His presentation came as the mayors of the north Mecklenburg towns were expressing frustration that they haven’t received enough benefits from the existing half-cent sales tax for transit, approved by voters in 1998.

The city did not release a full copy of the poll results and questions when asked by WFAE earlier this year. The city said it didn’t have the poll, which was conducted by the National Resources Defense Council Action Fund. City spokesman Cory Burkarth said “it wouldn’t be appropriate to use a city employee and taxpayer resources” to request the full poll from the group.

This month, though, the National Resources Defense Council Action Fund released the full results to WFAE “to provide transparency.” The full poll can be viewed below.

The National Resources Defense Council Action Fund told WFAE Thursday that it didn't share the full results with the city and that Jaieyeoba didn't withhold any information.

While the full poll showed that Jaiyeoba’s numbers were accurate, it also showed areas of concern for the plan that weren't in his presentation. They include:

“Improving public transit and traffic congestion” was the fourth-ranked priority of people surveyed, behind improving public education, reducing crime, and reducing government spending. It was ahead of the environment.

Asked how best to spend money on traffic transportation infrastructure, the most popular option among respondents was “road and traffic congestion projects,” with a mean response of 7.9 on a scale of 1-10. That was ahead of greenways (6.8), improving sidewalks/pedestrian spaces (6.8), light rail expansion (6.3), and bus routes (6.1).

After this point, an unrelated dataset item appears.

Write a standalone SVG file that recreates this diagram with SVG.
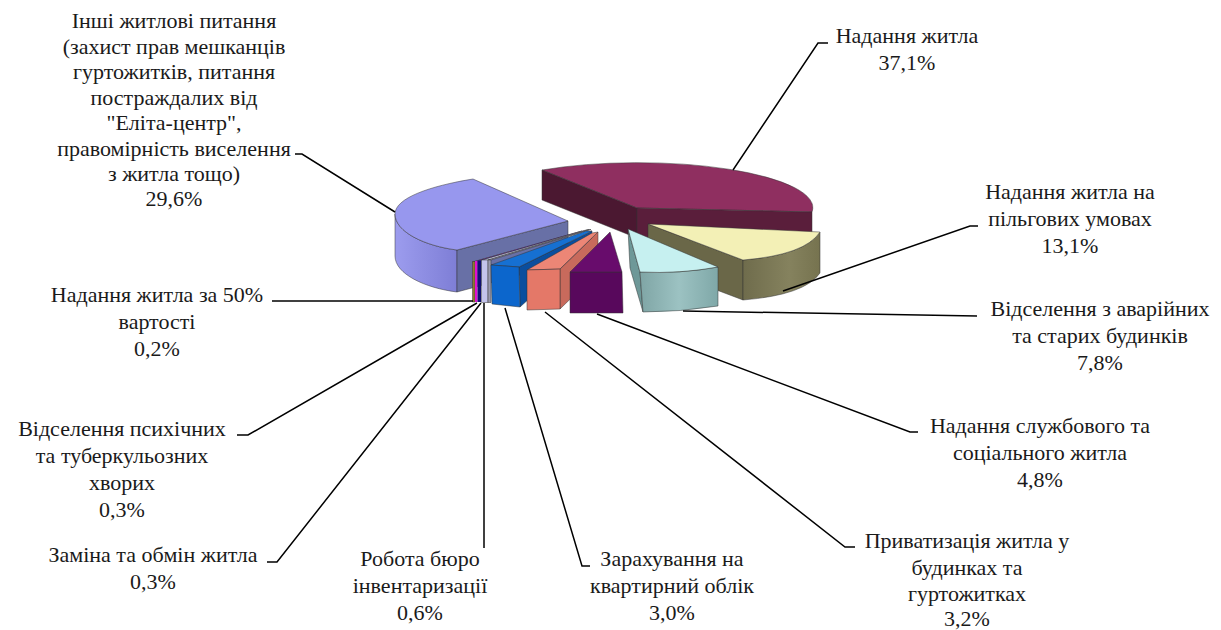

Rail transit and buses would receive the biggest share of the $8 to $12 billion Charlotte MOVES plan. The plan calls for spending on roads, but there are no specific road projects listed for north Mecklenburg County.

For transit supporters, the most optimistic result was that a majority of people surveyed are in favor of the plan.

The poll question told people: “The plan would cost between $8-12 billion over 30 years. Half of the money would come from the federal and state government. The other half would come from the county, and city levels, via existing taxes or fees as well as potential increases in taxes and fees. These funds would be used over the next 10 years to establish new bus routes with priority bus-only lanes, install light rail lines, build greenways where walkers and bikers can go long distances without worrying about vehicles, improve sidewalks and pedestrian spaces, and finance construction projects to decrease traffic congestion.”

The poll found that 57% favor that idea while 38% are in opposition.

The city had hoped to place the transit referendum on the November ballot this year. But the city hasn’t formally asked the North Carolina General Assembly for permission to raise the sales tax. That means any decision on the Charlotte MOVES plan will likely be in 2022 or later.